_PROBLEM:_
Starting with the first line of the listing, quote each line exactly until and including the one with "import plotly.graph_objects as go", leaving pictures out.

____

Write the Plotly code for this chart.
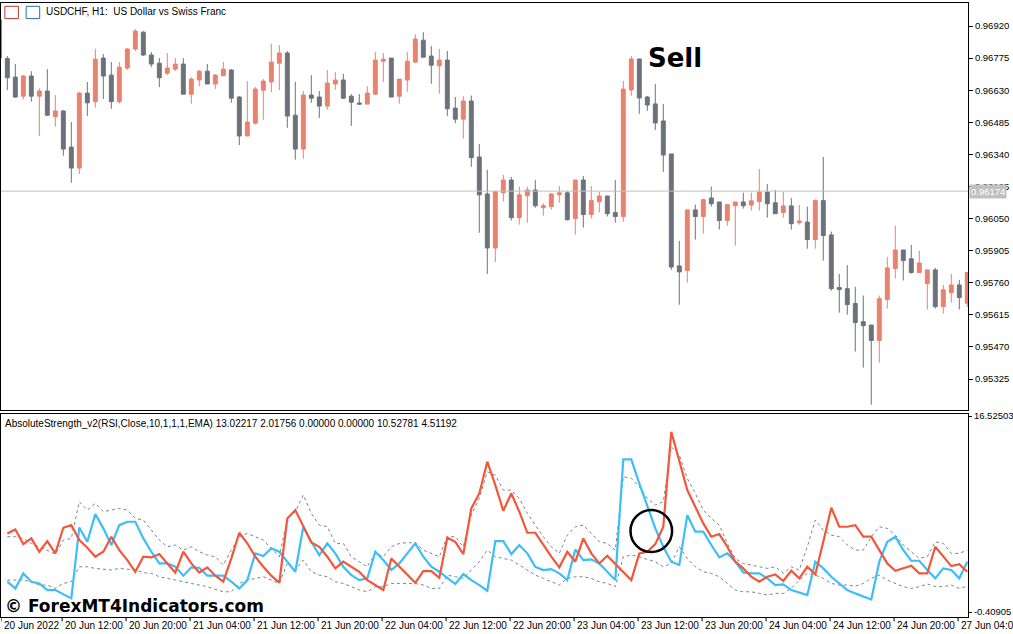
import plotly.graph_objects as go

# ---- price data (H1 candles), bar index -1 .. 120 ----
bar_index = list(range(-1, 121))
open_ = [0.96947,
 .96773,.96689,.96603,.96694,.96603,.96626,.96510,.96536,.96373,.96278,
 .96617,.96578,.96775,.96698,.96578,.96730,.96816,.96892,.96789,.96752,
 .96707,.96725,.96748,.96612,.96676,.96716,.96658,.96695,.96721,.96599,
 .96423,.96481,.96630,.96667,.96752,.96798,.96517,.96364,.96608,.96599,
 .96558,.96658,.96676,.96603,.96572,.96567,.96612,.96761,.96775,.96603,
 .96676,.96757,.96856,.96784,.96740,.96766,.96549,.96499,.96581,.96328,
 .96161,.95917,.96167,.96224,.96054,.96153,.96179,.96099,.96104,.96158,
 .96166,.96050,.96224,.96068,.96126,.96152,.96077,.96059,.96631,.96771,
 .96599,.96568,.96491,.96342,.95836,.95815,.96089,.96059,.96143,.96125,
 .96041,.96108,.96125,.96111,.96126,.96170,.96121,.96077,.96107,.96031,
 .96034,.95955,.96131,.95976,.95738,.95733,.95666,.95584,.95569,.95499,
 .95684,.95824,.95908,.95868,.95806,.95756,.95818,.95652,.95715,.95750,.95667]
high = [0.96960,
 .96784,.96748,.96698,.96716,.96638,.96725,.96608,.96540,.96486,.96621,
 .96667,.96817,.96793,.96757,.96757,.96820,.96906,.96897,.96802,.96775,
 .96798,.96775,.96775,.96689,.96721,.96748,.96703,.96757,.96725,.96603,
 .96671,.96644,.96680,.96840,.96834,.96807,.96668,.96626,.96698,.96626,
 .96721,.96712,.96704,.96612,.96612,.96648,.96802,.96798,.96775,.96680,
 .96802,.96883,.96892,.96829,.96817,.96807,.96599,.96603,.96606,.96387,
 .96270,.96175,.96247,.96238,.96194,.96194,.96224,.96119,.96164,.96197,
 .96173,.96224,.96242,.96197,.96170,.96152,.96224,.96672,.96784,.96771,
 .96604,.96658,.96568,.96342,.95949,.96089,.96113,.96140,.96194,.96125,
 .96113,.96125,.96167,.96167,.96274,.96206,.96179,.96170,.96143,.96111,
 .96104,.96137,.96328,.95991,.95800,.95840,.95742,.95702,.95569,.95702,
 .95877,.96018,.95908,.95931,.95905,.95818,.95827,.95750,.95800,.95773,.95806]
low = [0.96760,
 .96630,.96596,.96588,.96578,.96423,.96513,.96465,.96334,.96212,.96251,
 .96513,.96551,.96590,.96546,.96569,.96721,.96807,.96784,.96734,.96644,
 .96698,.96716,.96612,.96569,.96648,.96658,.96636,.96695,.96573,.96382,
 .96423,.96474,.96496,.96621,.96630,.96460,.96316,.96320,.96573,.96504,
 .96542,.96632,.96590,.96469,.96564,.96567,.96608,.96667,.96599,.96569,
 .96623,.96752,.96779,.96659,.96614,.96513,.96481,.96411,.96284,.95986,
 .95800,.95854,.96126,.96041,.96022,.96031,.96099,.96063,.96090,.96122,
 .96041,.95977,.96009,.96050,.96077,.96059,.96031,.96036,.96604,.96523,
 .96536,.96450,.96261,.95818,.95661,.95760,.95955,.95982,.96104,.96000,
 .96018,.95928,.96095,.96086,.96086,.96054,.96072,.96054,.96000,.96022,
 .95914,.95914,.95860,.95724,.95625,.95616,.95449,.95377,.95209,.95399,
 .95643,.95779,.95770,.95801,.95806,.95639,.95643,.95620,.95670,.95639,.95650]
close = [0.96775,
 .96686,.96599,.96694,.96603,.96626,.96517,.96536,.96364,.96278,.96617,
 .96573,.96770,.96694,.96578,.96734,.96816,.96897,.96789,.96748,.96686,
 .96730,.96748,.96612,.96680,.96716,.96658,.96698,.96725,.96594,.96423,
 .96486,.96635,.96671,.96757,.96798,.96513,.96364,.96608,.96594,.96558,
 .96662,.96676,.96594,.96576,.96567,.96617,.96766,.96770,.96599,.96680,
 .96761,.96861,.96779,.96743,.96766,.96546,.96499,.96581,.96325,.96157,
 .95917,.96172,.96224,.96054,.96157,.96179,.96108,.96108,.96161,.96166,
 .96045,.96224,.96068,.96131,.96152,.96072,.96059,.96635,.96771,.96595,
 .96563,.96482,.96337,.95831,.95809,.96089,.96059,.96135,.96117,.96041,
 .96113,.96125,.96108,.96130,.96170,.96117,.96072,.96107,.96027,.96039,
 .95955,.96131,.95973,.95733,.95729,.95661,.95580,.95566,.95499,.95688,
 .95827,.95908,.95860,.95806,.95849,.95818,.95652,.95728,.95750,.95693,.95806]

# ---- indicator data, bar index 0 .. 120 ----
ind_index = list(range(0, 121))
bulls = [6.38,6.73,5.46,5.95,4.80,5.72,4.66,6.87,7.10,5.81,5.15,4.37,4.80,6.10,4.94,4.08,3.07,4.37,4.31,4.60,3.79,2.99,4.80,3.79,3.01,3.45,2.73,2.21,4.22,6.44,5.52,4.37,3.50,2.73,2.12,7.68,8.40,6.96,5.61,5.23,4.37,3.36,
 3.94,3.50,3.07,2.35,1.92,1.49,4.22,3.50,2.78,2.12,3.13,3.13,2.55,6.01,5.66,4.60,8.54,9.84,12.58,10.56,8.34,9.84,8.26,6.44,6.44,5.38,4.37,3.45,4.80,3.94,5.95,4.66,3.79,4.45,3.73,3.07,2.35,4.66,4.80,5.46,6.96,15.17,
 12.72,10.13,8.69,7.25,6.10,6.33,5.23,3.94,3.36,2.64,2.21,2.64,2.84,2.27,3.16,2.50,3.50,2.84,5.66,8.60,6.96,6.96,7.10,6.10,6.10,5.00,3.79,3.16,3.36,3.59,2.93,2.93,5.23,4.37,3.56,3.73,3.07]
bears = [2.21,1.63,2.93,2.21,2.06,1.49,1.49,1.14,0.77,6.90,5.66,8.05,6.82,5.38,7.10,7.39,7.39,5.95,4.80,3.79,3.79,3.50,2.73,3.45,3.42,2.73,2.73,2.73,2.21,1.63,2.35,4.66,4.43,5.09,4.80,3.94,3.07,6.96,5.66,4.51,5.52,4.66,
 3.50,2.78,2.35,2.50,4.80,4.08,3.22,3.79,4.66,5.52,4.37,3.50,3.07,2.50,2.01,2.87,2.35,1.92,1.43,5.72,5.72,4.60,5.38,4.66,3.50,3.22,3.30,2.93,2.35,5.00,4.08,4.14,3.79,3.07,2.35,12.78,12.78,10.70,8.69,6.82,5.23,3.94,
 3.65,7.97,6.53,6.53,5.38,4.31,4.66,3.94,3.01,2.93,2.93,2.50,1.92,1.98,1.49,1.26,1.06,3.94,3.36,2.64,2.06,1.49,1.20,0.91,0.68,3.94,5.66,6.10,4.94,4.02,4.02,3.22,2.50,3.36,3.22,2.50,3.94]
upper = [6.10,6.10,5.95,5.52,5.23,4.94,4.60,5.81,5.95,9.12,8.40,8.98,8.26,8.40,8.54,8.40,7.68,7.54,6.67,5.81,5.23,5.38,4.94,5.23,4.80,4.51,4.37,3.65,4.94,6.10,6.38,6.10,5.81,5.09,4.37,7.68,8.26,9.70,8.11,7.10,6.96,5.52,
 5.52,4.37,3.94,3.50,4.66,4.37,5.23,5.52,5.58,5.58,4.94,4.66,4.37,6.10,6.10,5.23,7.97,9.41,11.71,11.42,10.13,10.13,9.41,8.11,7.10,6.10,5.23,4.66,6.24,6.96,7.10,6.38,5.66,5.52,4.94,11.28,11.14,10.42,9.41,8.83,9.12,13.87,
 13.15,11.14,9.84,8.40,7.68,7.10,5.52,4.22,3.79,3.65,3.50,3.36,3.50,2.93,3.50,3.22,5.23,7.54,6.67,6.24,6.10,5.38,4.94,4.94,6.10,6.96,6.82,6.24,5.38,4.80,4.22,4.37,5.66,5.52,4.66,4.66,4.94]
lower = [2.35,2.35,2.35,2.21,1.92,1.92,1.63,2.06,2.21,3.50,3.50,3.36,3.29,3.22,3.36,3.29,3.22,2.99,2.93,2.64,2.50,2.41,2.21,2.06,1.92,1.78,1.55,1.34,1.34,2.06,2.35,2.50,2.64,2.35,2.06,3.79,3.22,4.08,3.07,2.78,2.64,2.21,
 2.06,1.78,1.49,1.34,1.78,1.78,2.06,2.06,2.06,2.06,1.92,1.63,1.63,2.78,2.64,2.50,3.22,3.94,4.94,4.37,4.22,4.08,3.65,3.22,2.78,2.50,2.21,1.92,2.50,2.64,2.64,2.50,2.21,2.06,1.78,4.37,4.51,4.37,4.14,3.94,3.50,3.79,
 5.23,4.22,3.50,3.07,2.93,2.64,2.06,1.49,1.34,1.34,1.20,1.06,1.20,1.20,1.63,2.35,2.93,2.78,2.50,2.06,1.92,1.92,1.83,2.06,2.50,2.78,2.35,2.06,1.78,1.63,1.78,2.01,1.78,1.78,1.92,1.63,1.83]

price_ticks = [0.96920, 0.96775, 0.96630, 0.96485, 0.96340, 0.96195, 0.96050, 0.95905, 0.95760, 0.95615, 0.95470, 0.95325]
ind_ticks = [16.52503, -0.40905]
time_tick_bars = [-1, 7, 15, 23, 31, 39, 47, 55, 63, 71, 79, 87, 95, 103, 111, 119]
time_tick_labels = ["20 Jun 2022", "20 Jun 12:00", "20 Jun 20:00", "21 Jun 04:00", "21 Jun 12:00",
                    "21 Jun 20:00", "22 Jun 04:00", "22 Jun 12:00", "22 Jun 20:00", "23 Jun 04:00",
                    "23 Jun 12:00", "23 Jun 20:00", "24 Jun 04:00", "24 Jun 12:00", "24 Jun 20:00",
                    "27 Jun 04:00"]
current_price = 0.96174

UP = "#E8826F"
DN = "#6E7179"
FONT = "Liberation Sans"

fig = go.Figure()
fig.add_trace(go.Candlestick(
    x=bar_index, open=open_, high=high, low=low, close=close,
    increasing=dict(line=dict(color=UP, width=1), fillcolor=UP),
    decreasing=dict(line=dict(color=DN, width=1), fillcolor=DN),
    whiskerwidth=0, xaxis="x", yaxis="y", showlegend=False, hoverinfo="skip"))

for series, color, dash, width in [(upper, "#7D828C", "dot", 1), (lower, "#7D828C", "dot", 1),
                                    (bears, "#3DBEFA", "solid", 2.2), (bulls, "#F2573B", "solid", 2.2)]:
    fig.add_trace(go.Scatter(x=ind_index, y=series, mode="lines",
                             line=dict(color=color, width=width, dash=dash),
                             xaxis="x2", yaxis="y2", showlegend=False, hoverinfo="skip"))

xr = [-0.79, 120.09]
fig.update_layout(
    width=1013, height=634, margin=dict(l=1, r=45, t=2, b=17, autoexpand=False),
    paper_bgcolor="white", plot_bgcolor="white",
    font=dict(family=FONT, size=10, color="black"),
    xaxis=dict(domain=[0, 1], range=xr, showticklabels=False, showgrid=False, zeroline=False,
               rangeslider=dict(visible=False), showline=True, mirror=True, linecolor="black",
               anchor="y", fixedrange=True),
    yaxis=dict(domain=[0.3366, 0.9984], range=[0.95185, 0.97024], side="right",
               tickvals=price_ticks, ticktext=[f"{v:.5f}" for v in price_ticks],
               ticks="outside", ticklen=4, tickcolor="black", showgrid=False, zeroline=False,
               showline=True, mirror=True, linecolor="black", tickfont=dict(size=9.5)),
    xaxis2=dict(domain=[0, 1], range=xr, showticklabels=False, showgrid=False, zeroline=False,
                showline=True, mirror=True, linecolor="black", anchor="y2"),
    yaxis2=dict(domain=[0, 0.330], range=[-0.84, 16.70], side="right", anchor="x2",
                tickvals=ind_ticks, ticktext=[f"{v:.5f}" for v in ind_ticks],
                ticks="outside", ticklen=3, tickcolor="black", showgrid=False, zeroline=False,
                showline=True, mirror=True, linecolor="black", tickfont=dict(size=9.5)),
)

# current price line and label
fig.add_shape(type="line", xref="x domain", yref="y", x0=0, x1=1, y0=current_price, y1=current_price,
              line=dict(color="#C0C0C0", width=1))
fig.add_annotation(xref="paper", yref="y", x=1.0, y=current_price, xanchor="left", yanchor="middle",
                   text=f"{current_price:.5f}", showarrow=False, bgcolor="#C0C0C0",
                   font=dict(color="white", size=9.5), borderpad=1, xshift=1)

# time axis labels (left aligned after tick, MT style)
for b, lab in zip(time_tick_bars, time_tick_labels):
    xpos = b - 0.15 if b >= 0 else -0.79
    fig.add_shape(type="line", xref="x2", yref="paper", x0=xpos, x1=xpos, y0=0, y1=-0.007,
                  line=dict(color="black", width=1))
    fig.add_annotation(xref="x2", yref="paper", x=xpos, y=0, xanchor="left", yanchor="top",
                       text=lab, showarrow=False, xshift=1, yshift=-1, font=dict(size=10))

# titles
fig.add_shape(type="rect", xref="paper", yref="paper", x0=0.004, x1=0.018, y0=0.973, y1=0.993,
              line=dict(color="#C0392B", width=1), fillcolor="white")
fig.add_shape(type="rect", xref="paper", yref="paper", x0=0.026, x1=0.040, y0=0.973, y1=0.993,
              line=dict(color="#2E6DB4", width=1), fillcolor="white")
fig.add_annotation(xref="paper", yref="paper", x=0.044, y=0.997, xanchor="left", yanchor="top",
                   text="USDCHF, H1:  US Dollar vs Swiss Franc", showarrow=False, font=dict(size=10))
fig.add_annotation(xref="paper", yref="paper", x=0.002, y=0.330, xanchor="left", yanchor="top",
                   text="AbsoluteStrength_v2(RSI,Close,10,1,1,1,EMA) 13.02217 2.01756 0.00000 0.00000 10.52781 4.51192",
                   showarrow=False, font=dict(size=10), yshift=-2)
fig.add_annotation(xref="x", yref="y", x=79.8, y=0.96775, xanchor="left", yanchor="middle",
                   text="<b>Sell</b>", showarrow=False, font=dict(family="DejaVu Sans", size=26, color="black"))
fig.add_annotation(xref="paper", yref="paper", x=0.002, y=0.0, xanchor="left", yanchor="bottom",
                   text="<b>© ForexMT4Indicators.com</b>", showarrow=False,
                   font=dict(family="DejaVu Sans", size=17, color="black"), yshift=-1)

# highlight circle
fig.add_shape(type="circle", xref="x2", yref="y2", x0=77.9, x1=83.1, y0=4.78, y1=8.40,
              line=dict(color="black", width=2.5))

fig.write_html("out.html", config={"displayModeBar": False},
               post_script="document.body.style.margin='0';document.body.style.overflow='hidden';")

____

_EXPECTED ANSWER:_
Write the Plotly code for this chart.
import plotly.graph_objects as go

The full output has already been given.